At the time, Vauxhall said it would undertake a mandatory 45-day consultation over the fresh 250 voluntary redundancies, and that it would attempt to minimise the impact of job losses.

The initial 400-job loss announcement from PSA, which acquired Vauxhall and its European counterpart Opel from GM for £1.9bn in August 2017, came as a result of “challenging European market conditions” according to a PSA spokesman. 

The Group, which also owns Peugeot, Citroen and DS, also said that manufacturing costs at Ellesmere Port were higher than at other major plants in the group, making it vulnerable to job cuts.

Vauxhall employs 4,500 people in the UK as a whole and 1,800 at the Ellesmere Port plant in Cheshire.  

Vauxhall itself has been quick to point out that the move to scale back Astra production has nothing to do with uncertainty around Brexit. Vauxhall Astra sales have declined along with those of other traditional C-segment family hatchbacks as the market has moved towards crossovers and SUVs. With a new Astra due in the early 2020s, Vauxhall claims that the move is intended to make the plant as efficient as possible in a bid to be chosen to build that car. 

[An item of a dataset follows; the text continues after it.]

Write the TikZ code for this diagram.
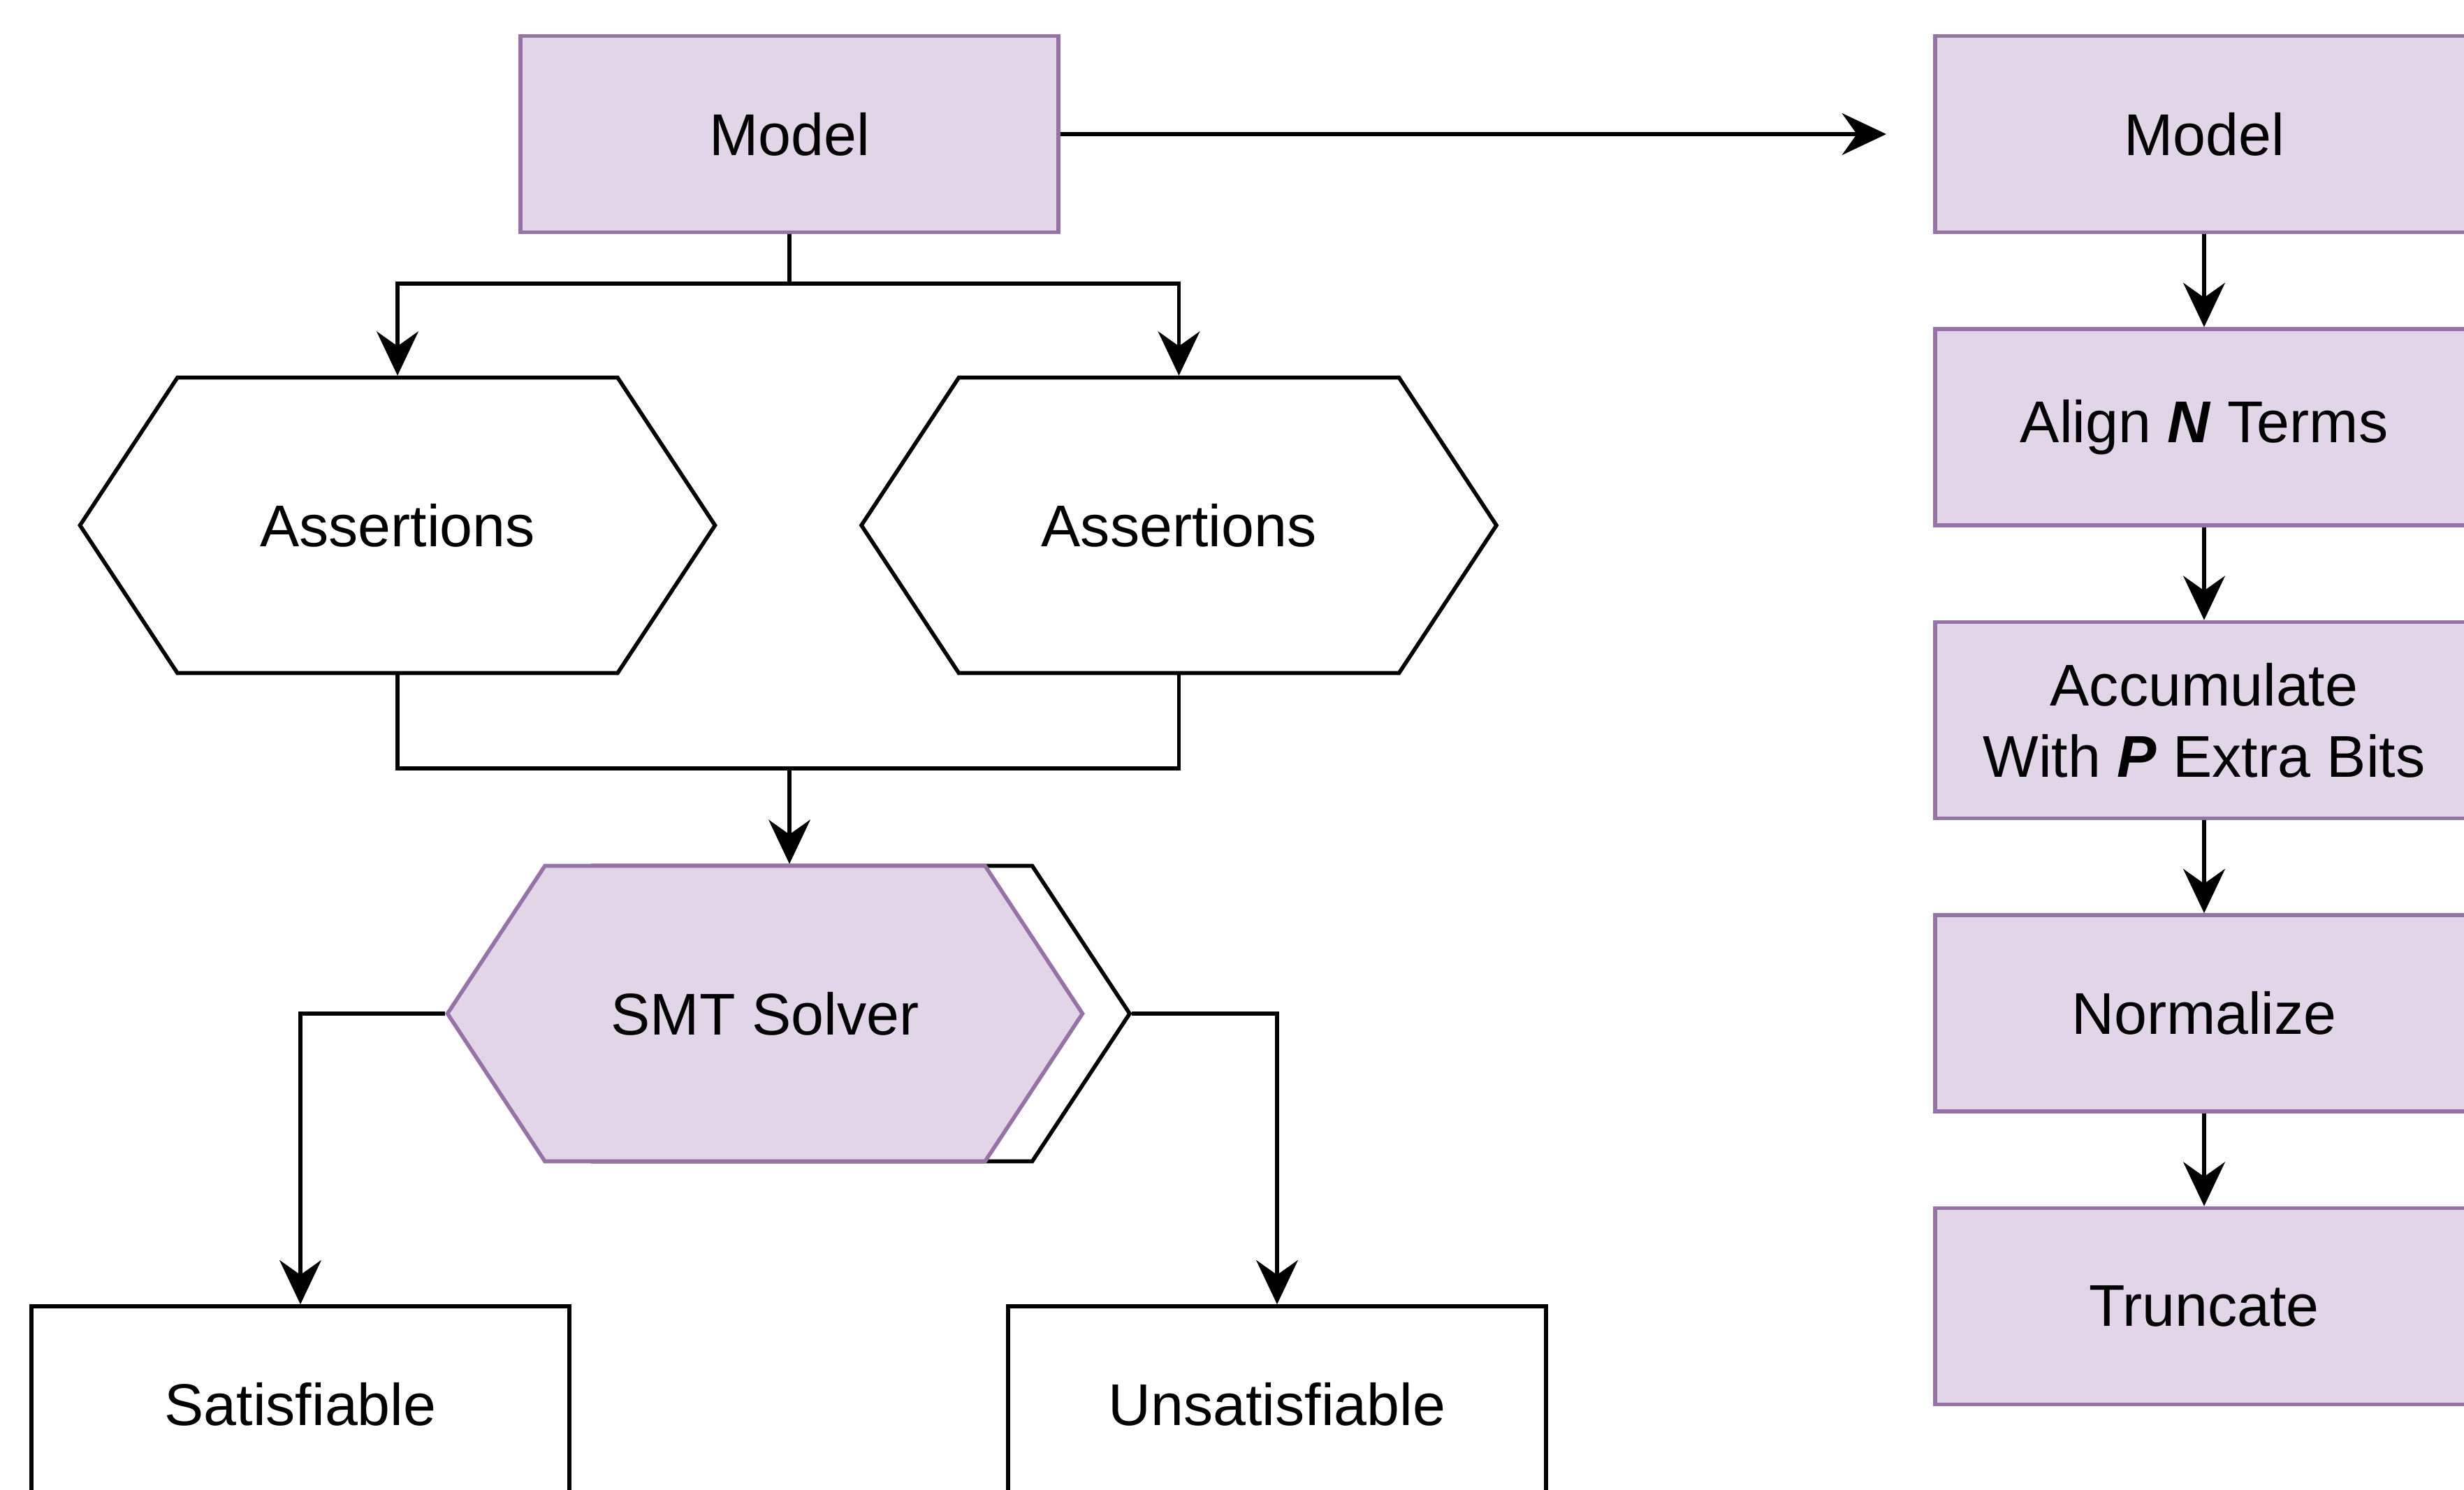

The PSA statement said that no decision on where the new Vauxhall Astra will be built would be taken until the uncertainty around the UK’s exit from the European Union had cleared. Stating that once PSA had “enough visibility on the future trading relationship with the EU, and the plant competitiveness has been addressed, the company will be in a position to consider future investments.”